With the introduction of Azure Cosmos DB, the old pricing schema based on the combination of collections and tiers became irrelevant and not fully elastic.

The old DocumentDB S1, S2, and S3 performance levels did not offer the flexibility that DocumentDB API collections now offer going forward with Cosmos DB. This was because in the S1, S2, and S3 performance levels, both the throughput and storage capacity were pre-set and did not offer elasticity.

Azure Cosmos DB now offers the ability to customize your throughput and storage, offering you much more flexibility to scale as your application needs change. More information on this topic can be found here.

Summary

In this chapter we’ve quickly learned about some of the most prominent NoSQL document database characteristics and specifically about DocumentDB and how it compares to traditional relational databases.

In particular, we focused on describing how DocumentDB is designed from the ground up to scale out and work with hierarchical JSON documents schema-free, unlike traditional tabular database tables that require a schema and complex joins to piece together.

We also quickly described how DocumentDB enables instant searching across documents and how every property is automatically indexed when a document is added to a collection, allowing you to quickly and easily query them using a familiar SQL-like syntax.

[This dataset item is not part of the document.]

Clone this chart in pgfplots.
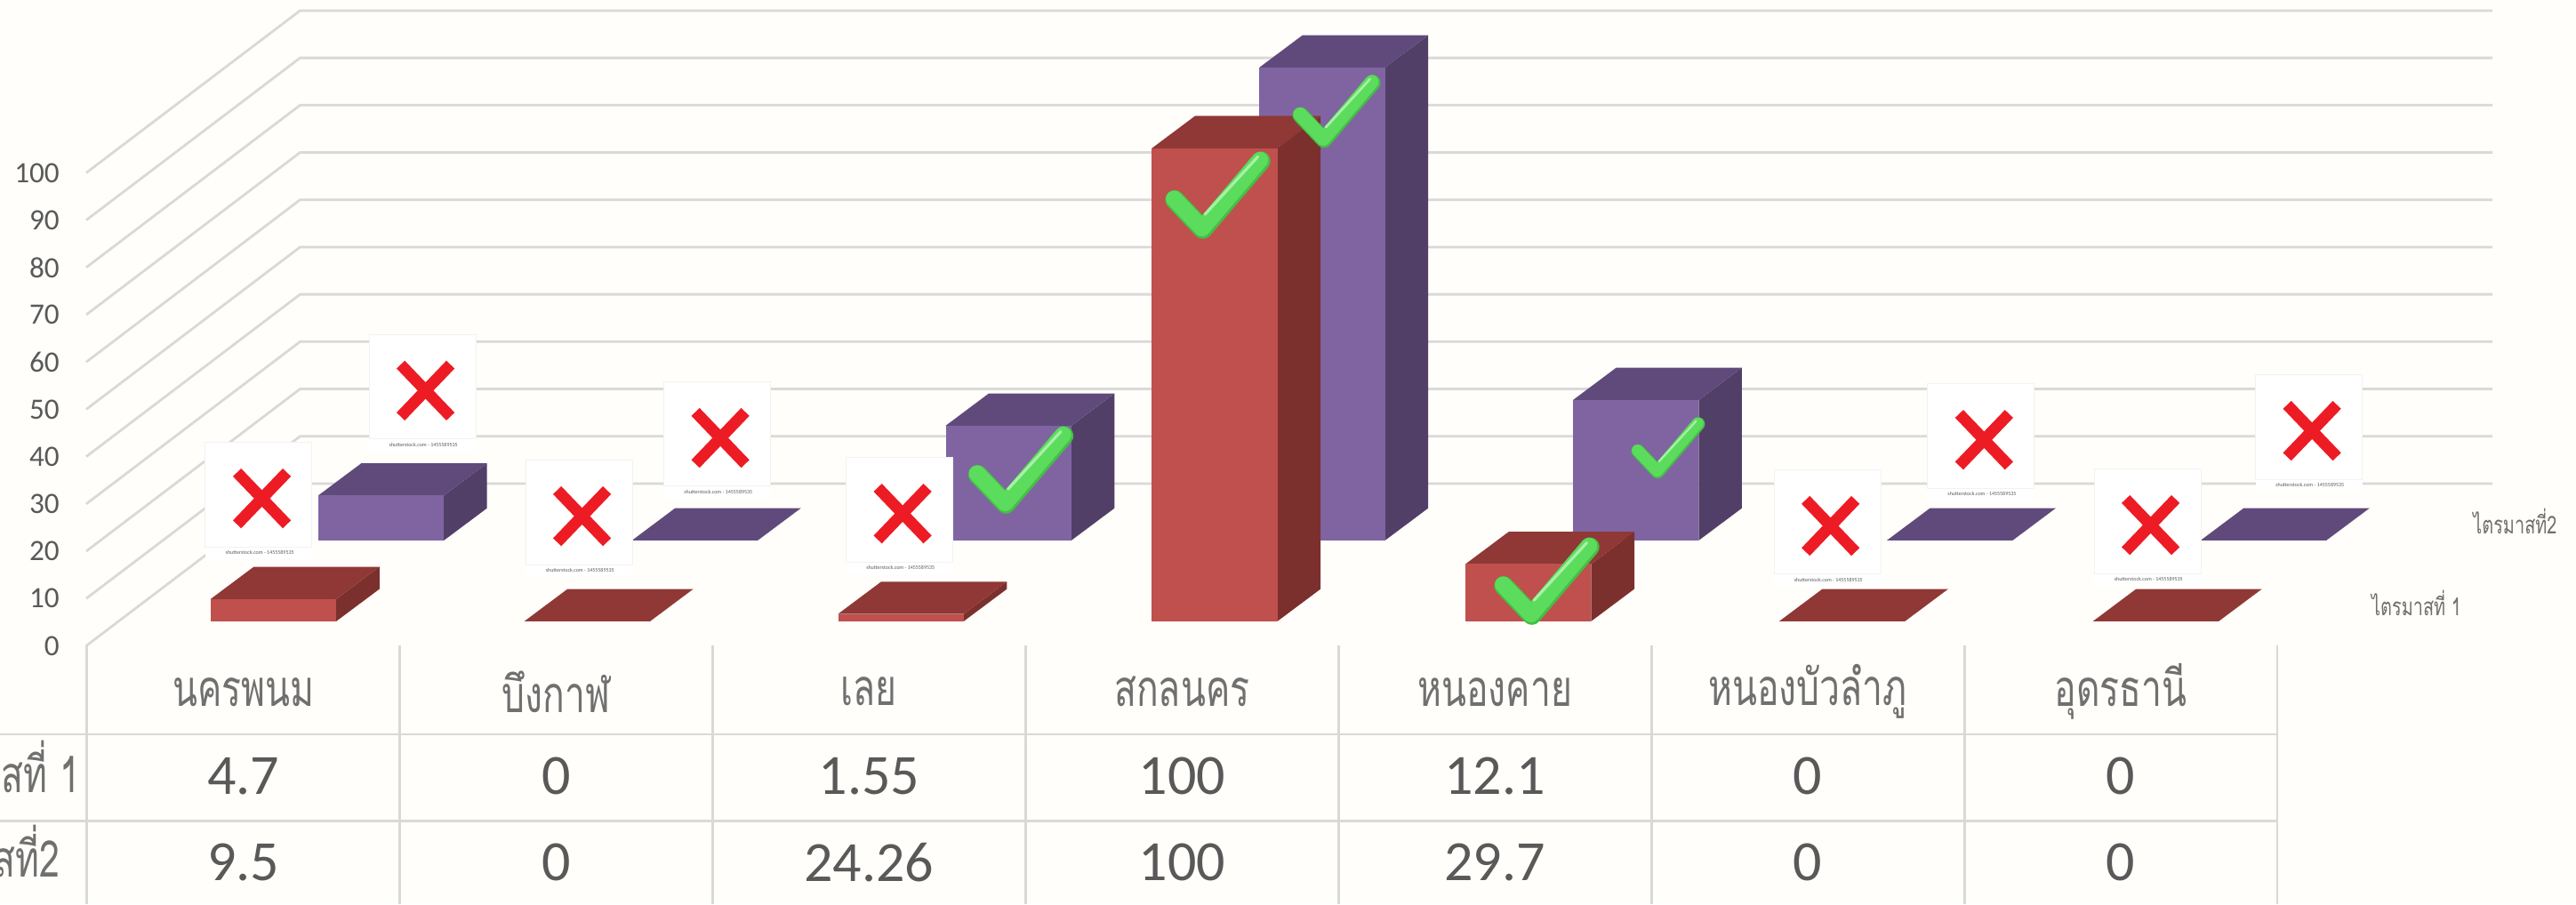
\documentclass[border=0pt]{standalone}
\usepackage{pgfplots}
\usepackage{pgfplotstable}
\pgfplotsset{compat=1.18}
\usepackage{fontspec}
\setmainfont{Carlito}
\newfontfamily\thaifont[Script=Thai,FakeStretch=0.72]{Loma}
\definecolor{bgc}{HTML}{FFFEFA}
\definecolor{gridc}{HTML}{D9D9D9}
\definecolor{txtc}{HTML}{595959}
\definecolor{thaic}{HTML}{707070}
\definecolor{cardc}{HTML}{F2F2F2}
\definecolor{redF}{HTML}{C0504D}
\definecolor{redT}{HTML}{8F3836}
\definecolor{redS}{HTML}{7B302E}
\definecolor{purF}{HTML}{8064A2}
\definecolor{purT}{HTML}{604A7B}
\definecolor{purS}{HTML}{523F68}
\definecolor{crossc}{HTML}{ED1C24}
\definecolor{chkA}{HTML}{45BE45}
\definecolor{chkB}{HTML}{5CDC5C}
\definecolor{chkC}{HTML}{A8F0A8}
% 3D box mark: the origin is the middle of the front face's top edge, 1 px = 0.25 pt
\newcommand\declbox[4]{%
\pgfdeclareplotmark{#1}{%
  \pgfmathsetlengthmacro\hh{1.33pt*\val}%
  \pgfsetstrokeopacity{0}%
  \pgfsetfillcolor{#4}%
  \pgfpathmoveto{\pgfqpoint{17.66pt}{0pt}}%
  \pgfpathlineto{\pgfqpoint{29.8pt}{9.07pt}}%
  \pgfpathlineto{\pgfqpoint{29.8pt}{\dimexpr9.07pt-\hh\relax}}%
  \pgfpathlineto{\pgfqpoint{17.66pt}{-\hh}}%
  \pgfpathclose\pgfusepath{fill}%
  \pgfsetfillcolor{#3}%
  \pgfpathmoveto{\pgfqpoint{-17.66pt}{0pt}}%
  \pgfpathlineto{\pgfqpoint{-5.53pt}{9.07pt}}%
  \pgfpathlineto{\pgfqpoint{29.8pt}{9.07pt}}%
  \pgfpathlineto{\pgfqpoint{17.66pt}{0pt}}%
  \pgfpathclose\pgfusepath{fill}%
  \pgfsetfillcolor{#2}%
  \pgfpathmoveto{\pgfqpoint{-17.66pt}{0pt}}%
  \pgfpathlineto{\pgfqpoint{17.66pt}{0pt}}%
  \pgfpathlineto{\pgfqpoint{17.66pt}{-\hh}}%
  \pgfpathlineto{\pgfqpoint{-17.66pt}{-\hh}}%
  \pgfpathclose\pgfusepath{fill}%
}}
\declbox{boxred}{redF}{redT}{redS}
\declbox{boxpur}{purF}{purT}{purS}
% white card with a red cross and its tiny caption
\pgfdeclareplotmark{xcard}{%
  \pgfsetstrokeopacity{1}%
  \pgfsetfillcolor{white}%
  \pgfpathrectangle{\pgfqpoint{-15pt}{-16.4pt}}{\pgfqpoint{30pt}{32.8pt}}%
  \pgfusepath{fill}%
  \pgfsetstrokecolor{cardc}%
  \pgfsetlinewidth{0.25pt}%
  \pgfpathrectangle{\pgfqpoint{-15pt}{-13pt}}{\pgfqpoint{30pt}{29.4pt}}%
  \pgfusepath{stroke}%
  \pgfsetstrokecolor{crossc}%
  \pgfsetlinewidth{3.2pt}%
  \pgfsetbuttcap
  \pgfpathmoveto{\pgfqpoint{-6.1pt}{7.9pt}}\pgfpathlineto{\pgfqpoint{7.9pt}{-6.7pt}}%
  \pgfpathmoveto{\pgfqpoint{7.9pt}{7.9pt}}\pgfpathlineto{\pgfqpoint{-6.1pt}{-6.7pt}}%
  \pgfusepath{stroke}%
  \pgftext[at=\pgfqpoint{0.3pt}{-14.6pt}]{\color{txtc}\fontsize{1.5}{1.8}\selectfont shutterstock.com - 1455589535}%
}
% green tick, scaled by \ms
\pgfdeclareplotmark{gcheck}{%
  \pgfsetroundcap\pgfsetroundjoin
  \pgftransformscale{\ms}%
  \pgfmathsetlengthmacro\lwA{5.4pt*\ms}%
  \pgfmathsetlengthmacro\lwB{4.6pt*\ms}%
  \pgfmathsetlengthmacro\lwC{0.8pt*\ms}%
  \pgfsetstrokeopacity{1}%
  \pgfsetstrokecolor{chkA}\pgfsetlinewidth{\lwA}%
  \pgfpathmoveto{\pgfqpoint{-12.1pt}{-1.2pt}}\pgfpathlineto{\pgfqpoint{-4.2pt}{-9.5pt}}\pgfpathlineto{\pgfqpoint{12.1pt}{9.7pt}}\pgfusepath{stroke}%
  \pgfsetstrokecolor{chkB}\pgfsetlinewidth{\lwB}%
  \pgfpathmoveto{\pgfqpoint{-12.3pt}{-0.9pt}}\pgfpathlineto{\pgfqpoint{-4.4pt}{-9.2pt}}\pgfpathlineto{\pgfqpoint{11.9pt}{10pt}}\pgfusepath{stroke}%
  \pgfsetstrokecolor{chkC}\pgfsetlinewidth{\lwC}%
  \pgfpathmoveto{\pgfqpoint{-3.6pt}{-5.3pt}}\pgfpathlineto{\pgfqpoint{11.25pt}{10.9pt}}\pgfusepath{stroke}%
}
\pgfplotstableread{
i v
0 4.7
1 0
2 1.55
3 100
4 12.1
5 0
6 0
}\tableA
\pgfplotstableread{
i v
0 9.5
1 0
2 24.26
3 100
4 29.7
5 0
6 0
}\tableB
\pgfplotstableread{
x y
0.0494 30.71
0.5723 53.51
1.0725 26.95
1.5144 43.5
2.0969 27.5
5.0623 24.9
5.5530 43.1
6.0853 25.07
6.6010 45.0
}\tableX
\pgfplotstableread{
x y s
3.1143 95.2 1
3.4936 112.95 0.835
4.1656 13.6 1
4.5535 41.8 0.70
2.4848 37.1 1
}\tableC
\pgfplotstableread{
x y lbl
0 -27.56 4.7
1 -27.56 0
2 -27.56 1.55
3 -27.56 100
4 -27.56 12.1
5 -27.56 0
6 -27.56 0
0 -45.86 9.5
1 -45.86 0
2 -45.86 24.26
3 -45.86 100
4 -45.86 29.7
5 -45.86 0
6 -45.86 0
}\tableV
\begin{document}
\begin{tikzpicture}
\path[use as bounding box,clip] (0,0) rectangle (724.25pt,254.25pt);
\fill[bgc] (0,0) rectangle (724.25pt,254.25pt);
\begin{axis}[
  at={(0,0)},anchor=south west,
  width=724.25pt,height=254.25pt,scale only axis,
  xmin=-0.7775,xmax=7.4549,ymin=-54.62,ymax=136.54,
  clip=false,
  axis line style={draw=none},
  tick style={draw=none},
  ytick={0,10,...,100},
  /pgf/number format/assume math mode=true,
  yticklabel style={font=\fontsize{8.3}{9}\selectfont,text=txtc,anchor=east,inner sep=0pt,xshift=16.9pt},
  xtick={0,1,2,3,4,5,6},
  xticklabels={นครพนม,บึงกาฬ,เลย,สกลนคร,หนองคาย,หนองบัวลำภู,อุดรธานี},
  xticklabel style={font=\thaifont\fontsize{14.2}{16}\selectfont,text=thaic,anchor=center,inner sep=0pt,yshift=59.7pt},
  every node near coord/.style={font=\fontsize{16}{18}\selectfont,text=txtc,anchor=center,inner sep=0pt},
]
% back wall and slanted side wall
\pgfplotsinvokeforeach{0,10,...,100}{
  \draw[gridc,line width=0.7pt] (axis cs:-0.5018,#1) -- (axis cs:0.1816,{#1+34.3}) -- (axis cs:7.188,{#1+34.3});
}
% data table lines
\draw[gridc,line width=0.7pt] (axis cs:-0.7775,-18.72) -- (axis cs:6.5,-18.72);
\draw[gridc,line width=0.7pt] (axis cs:-0.7775,-37.1) -- (axis cs:6.5,-37.1);
\pgfplotsinvokeforeach{0,...,7}{
  \draw[gridc,line width=0.7pt] (axis cs:{#1-0.5},0) -- (axis cs:{#1-0.5},-54.62);
}
% the two series
\addplot[only marks,mark=boxpur,visualization depends on={\thisrow{v}\as\val}]
  table[x expr=\thisrow{i}*1.00256+0.4402,y expr=\thisrow{v}+22.27] {\tableB};
\addplot[only marks,mark=boxred,visualization depends on={\thisrow{v}\as\val}]
  table[x expr=\thisrow{i}*1.00256+0.0966,y expr=\thisrow{v}+5.19] {\tableA};
% status pictures
\addplot[only marks,mark=xcard] table[x=x,y=y] {\tableX};
\addplot[only marks,mark=gcheck,visualization depends on={\thisrow{s}\as\ms}] table[x=x,y=y] {\tableC};
% data table values
\addplot[draw=none,mark=none,nodes near coords,point meta=explicit symbolic]
  table[x=x,y=y,meta=lbl] {\tableV};
% row names, clipped by the picture's edge as in the source
\node[anchor=east,inner sep=0pt,font=\thaifont\fontsize{14.2}{16}\selectfont,text=thaic] at (axis cs:-0.52,-25.6) {ไตรมาสที่ 1};
\node[anchor=east,inner sep=0pt,font=\thaifont\fontsize{14.2}{16}\selectfont,text=thaic] at (axis cs:-0.585,-43.5) {ไตรมาสที่2};
% series names on the depth axis
\node[anchor=center,inner sep=0pt,font=\thaifont\fontsize{6.9}{8}\selectfont,text=thaic] at (axis cs:6.945,9.0) {ไตรมาสที่ 1};
\node[anchor=center,inner sep=0pt,font=\thaifont\fontsize{6.9}{8}\selectfont,text=thaic] at (axis cs:7.26,26.3) {ไตรมาสที่2};
\end{axis}
\end{tikzpicture}
\end{document}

Furthermore, we discussed how client and server-side programming are possible through various platform-specific SDKs and using JavaScript with full transactional processing.

Finally, we described how DocumentDB permits tunable consistency and supports elastic scaling. We also talked briefly about costs.

This sets the stage for the following chapters and gives us a solid starting point and a high level understanding of what DocumentDB can allow us to accomplish. In the following chapters, we’ll focus on diving deeper into each of DocumentDB’s features and exploring each one of them by writing some code. Thanks for reading!